Our timings were taken using the CycleTimer from assignment 2 to measure the time between different phases of each iteration. It uses the clock tick counts to calculate the time elapsed. All speedups are compared to the serial CPU implementation.

Breakdown of the time spent per iteration on each phase of the computation. Horizontal axis is the time in milliseconds, and vertical axis is the number of particles. Traditionally, neighbor finding is one of the more expensive parts of grid-based particle simulations, but we found that the force calculation took the most time by far, with the density calculation taking the second most time.
Speedup of the CUDA implementation over the single CPU implementation.
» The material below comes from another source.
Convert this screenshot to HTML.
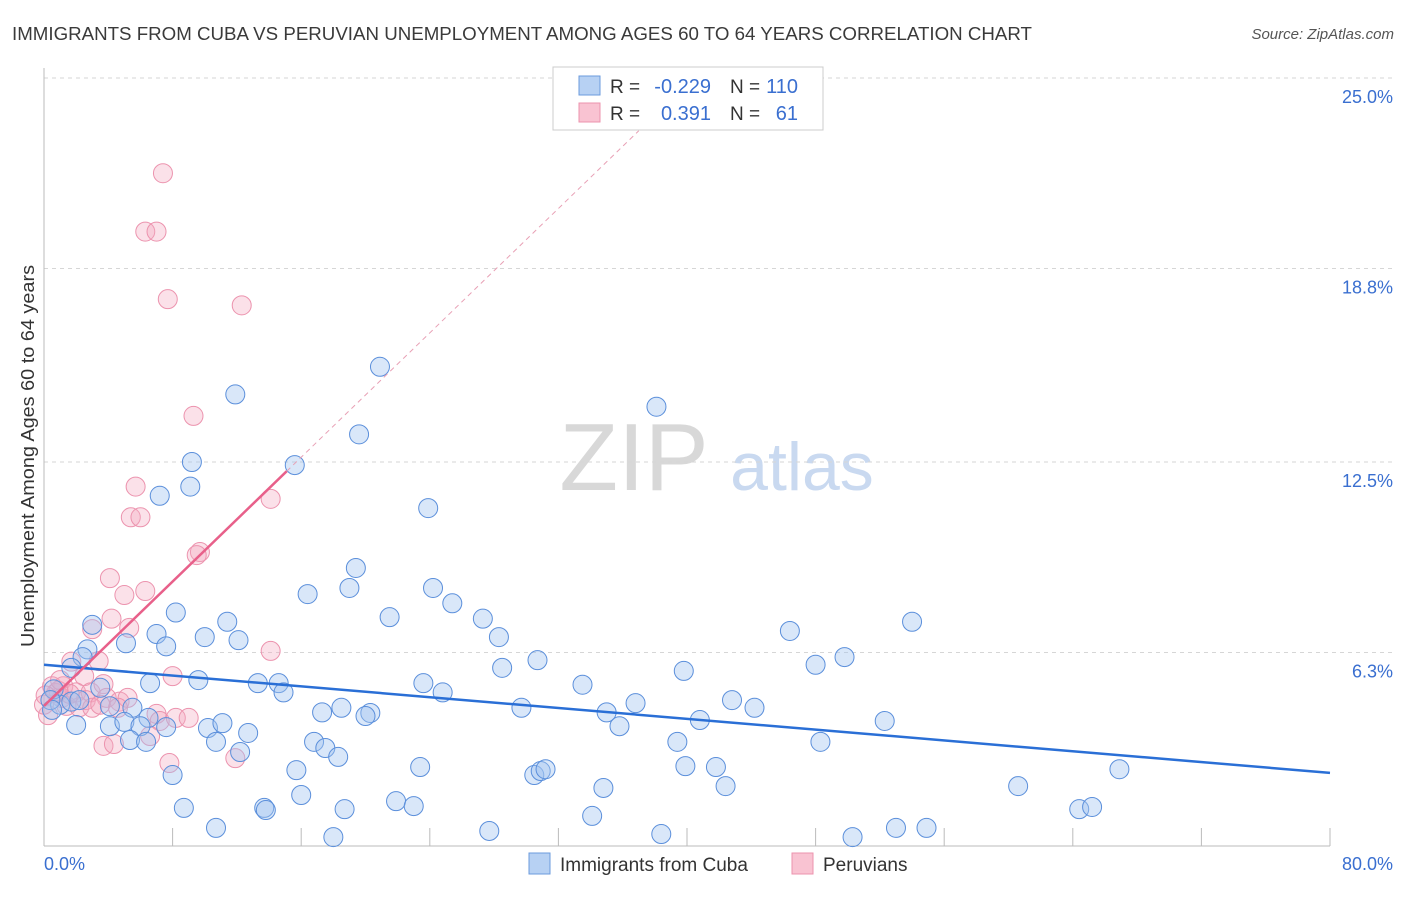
<!DOCTYPE html>
<html><head><meta charset="utf-8">
<style>
body{margin:0;background:#fff;font-family:"Liberation Sans",sans-serif;}
svg text{font-family:"Liberation Sans",sans-serif;}
</style></head>
<body>
<svg id="chart" width="1406" height="892" viewBox="0 0 1406 892" xmlns="http://www.w3.org/2000/svg">
<text x="12" y="40" font-size="18" textLength="1020" lengthAdjust="spacingAndGlyphs" fill="#3a3a3a">IMMIGRANTS FROM CUBA VS PERUVIAN UNEMPLOYMENT AMONG AGES 60 TO 64 YEARS CORRELATION CHART</text>
<text x="1394" y="39" font-size="15" fill="#555" text-anchor="end" font-style="italic">Source: ZipAtlas.com</text>
<g>
<text x="634" y="490" font-size="96" fill="#d8d8d8" text-anchor="middle" font-family="Liberation Serif">ZIP</text>
<text x="802" y="490" font-size="68" fill="#c9d9f0" text-anchor="middle">atlas</text>
</g>
<g id="grid"></g>
<g id="axes"></g>
<g id="marks"></g>
<text transform="translate(34,456) rotate(-90)" font-size="18" textLength="382" lengthAdjust="spacingAndGlyphs" fill="#333" text-anchor="middle">Unemployment Among Ages 60 to 64 years</text>
<g>
<rect x="553" y="67" width="270" height="63" fill="#fff" stroke="#ccc"/>
<rect x="579" y="76" width="21" height="19" fill="#b7d1f3" stroke="#6b9bdc"/>
<rect x="579" y="103" width="21" height="19" fill="#f9c3d2" stroke="#ec93ae"/>
<text x="610" y="93" font-size="19" fill="#333">R =</text>
<text x="711" y="93" font-size="20" fill="#3a6fd0" text-anchor="end">-0.229</text>
<text x="730" y="93" font-size="19" fill="#333">N =</text>
<text x="798" y="93" font-size="20" fill="#3a6fd0" text-anchor="end">110</text>
<text x="610" y="120" font-size="19" fill="#333">R =</text>
<text x="711" y="120" font-size="20" fill="#3a6fd0" text-anchor="end">0.391</text>
<text x="730" y="120" font-size="19" fill="#333">N =</text>
<text x="798" y="120" font-size="20" fill="#3a6fd0" text-anchor="end">61</text>
</g>
<g>
<rect x="529" y="853" width="21" height="21" fill="#b7d1f3" stroke="#6b9bdc"/>
<text x="560" y="871" font-size="19" fill="#333">Immigrants from Cuba</text>
<rect x="792" y="853" width="21" height="21" fill="#f9c3d2" stroke="#ec93ae"/>
<text x="823" y="871" font-size="19" fill="#333">Peruvians</text>
</g>
</svg>
<script>
const yTicks=[25,18.8,12.5,6.3];
const yTickLabels=["25.0%","18.8%","12.5%","6.3%"];
const xLabels=["0.0%","80.0%"];
const cubaX=[20.9,38.1,11.9,19.6,9.2,15.6,9.1,7.2,23.9,19.4,24.2,19.0,16.4,25.4,21.5,27.3,8.2,11.4,3.0,7.0,10.0,12.1,7.6,5.1,28.3,30.7,28.5,46.4,54.0,49.8,48.0,39.8,2.7,2.4,1.7,6.6,9.6,13.3,14.6,14.9,23.6,24.8,33.5,36.8,42.8,44.2,35.0,35.8,40.8,52.3,29.7,17.3,18.5,20.3,20.0,3.5,4.1,5.5,6.5,1.0,1.7,2.2,0.6,0.4,0.5,2.0,4.1,5.0,6.0,7.6,10.2,11.1,12.7,5.35,6.35,10.7,12.2,16.8,17.5,18.3,39.4,48.3,8.0,15.7,23.4,30.5,30.9,31.2,39.9,41.8,42.4,34.8,66.9,60.6,16.0,21.9,23.0,18.7,8.7,13.7,13.8,64.4,65.2,34.1,10.7,27.7,38.4,53.0,54.9,18.0,50.3];
const cubaY=[15.6,14.3,14.7,13.4,12.5,12.4,11.7,11.4,11.0,9.05,8.4,8.4,8.2,7.9,7.45,7.4,7.6,7.3,7.2,6.9,6.8,6.7,6.5,6.6,6.8,6.05,5.8,7.0,7.3,6.15,5.9,5.7,6.4,6.15,5.8,5.3,5.4,5.3,5.3,5.0,5.3,5.0,5.25,4.65,4.75,4.5,4.35,3.9,4.1,4.07,4.5,4.35,4.5,4.33,4.23,5.15,4.55,4.5,4.17,4.6,4.7,4.75,5.1,4.75,4.43,3.94,3.9,4.04,3.9,3.87,3.84,4.0,3.68,3.45,3.39,3.39,3.06,3.39,3.19,2.9,3.39,3.39,2.31,2.47,2.57,2.31,2.44,2.5,2.6,2.57,1.95,1.89,2.5,1.95,1.66,1.46,1.3,1.2,1.24,1.24,1.17,1.2,1.27,0.98,0.59,0.49,0.39,0.59,0.59,0.29,0.29];
const peruX=[7.4,6.3,7.0,7.7,12.3,9.3,5.7,14.1,5.4,6.0,9.7,9.5,4.1,6.3,5.0,4.2,3.0,5.3,1.7,3.4,14.1,8.0,2.5,0.5,1.2,0.75,1.1,1.4,0.25,2.0,2.9,3.7,3.9,4.7,5.2,4.6,7.0,7.2,8.2,9.0,6.6,3.7,4.35,7.8,11.9,2.2,2.6,1.6,0.9,0,3.0,3.5,1.0,0.1];
const peruY=[21.9,20.0,20.0,17.8,17.6,14.0,11.7,11.3,10.7,10.7,9.57,9.47,8.72,8.3,8.17,7.4,7.06,7.1,6.0,6.02,6.35,5.53,5.53,5.2,5.2,4.98,4.82,4.56,4.26,5.0,5.0,5.27,4.82,4.7,4.82,4.5,4.3,4.07,4.17,4.17,3.58,3.26,3.32,2.7,2.86,4.52,4.75,4.95,5.05,4.6,4.5,4.6,5.4,4.9];
const cubaFit=[5.9,2.38];   // y at x=0 and x=80
const peruFit=[4.56,0.506]; // intercept, slope
const NS="http://www.w3.org/2000/svg";
const X0=44,X1=1330,Y0=846,YTOP=78;
const xs=v=>X0+(v/80)*(X1-X0);
const ys=v=>Y0-(v/25)*(Y0-YTOP);
function mk(tag,attrs,parent){const e=document.createElementNS(NS,tag);for(const k in attrs)e.setAttribute(k,attrs[k]);parent.appendChild(e);return e;}
const grid=document.getElementById('grid'),axes=document.getElementById('axes'),marks=document.getElementById('marks');
yTicks.forEach((t,i)=>{
  const l=mk('line',{x1:X0,x2:1394,y1:ys(t),y2:ys(t),stroke:'#d6d6d6','stroke-dasharray':'4,4'},grid);
  
  
  const tx=mk('text',{x:1393,y:ys(t)+25,'font-size':18,fill:'#3a6fd0','text-anchor':'end'},axes);
  tx.textContent=yTickLabels[i];
  
  
});
const ya=mk('line',{x1:X0,x2:X0,y1:68,y2:Y0,stroke:'#bbb'},axes);


const xa=mk('line',{x1:X0,x2:X1,y1:Y0,y2:Y0,stroke:'#bbb'},axes);


for(let i=1;i<=10;i++){const t=mk('line',{x1:xs(i*8),x2:xs(i*8),y1:Y0-18,y2:Y0,stroke:'#bbb'},axes);
  
  }
const xl0=mk('text',{x:44,y:870,'font-size':18,fill:'#3a6fd0'},axes);xl0.textContent=xLabels[0];


const xl1=mk('text',{x:1393,y:870,'font-size':18,fill:'#3a6fd0','text-anchor':'end'},axes);xl1.textContent=xLabels[1];


peruX.forEach((v,i)=>{const c=mk('circle',{cx:xs(v),cy:ys(peruY[i]),r:9.5,fill:'rgba(244,170,192,0.35)',stroke:'#ec93ae','stroke-width':1},marks);
  
  });
cubaX.forEach((v,i)=>{const c=mk('circle',{cx:xs(v),cy:ys(cubaY[i]),r:9.5,fill:'rgba(160,195,240,0.4)',stroke:'#5b8fdb','stroke-width':1},marks);
  
  });
const bl=mk('line',{x1:xs(0),y1:ys(cubaFit[0]),x2:xs(80),y2:ys(cubaFit[1]),stroke:'#2a6fd6','stroke-width':2.5},marks);


const pl=mk('line',{x1:xs(0),y1:ys(peruFit[0]),x2:xs(15.1),y2:ys(peruFit[0]+peruFit[1]*15.1),stroke:'#e8608a','stroke-width':2.5},marks);


const pd=mk('line',{x1:xs(15.1),y1:ys(peruFit[0]+peruFit[1]*15.1),x2:xs(37),y2:ys(peruFit[0]+peruFit[1]*37),stroke:'#e8a0b5','stroke-width':1,'stroke-dasharray':'5,4'},marks);


</script>
</body></html>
Horizontal axis is the number of particles, and vertical axis is the speedup.
MPI Speedup of the CPU implemenation. Horizontal axis is the number of particles, and vertical axis is the speedup.

100k Particle simulation with hue-based coloring. Download
100k Particle simulation with 4 computers colored based on computer. Download
100k Particle simulation with white-blue coloring. Shows interactive aspects such as user injecting velocity into particles and moving the camera. Download
Interactive SPH Simulation and Rendering on the GPU (Goswami et al)
GPU-based Real-Time Snow Avalanche Simulations (Krog)
Work done by each student
Both students were involved with every part of the project for both programming and reports. We continuously checked our thought processes and algorithms with each other and reviewed each other’s code.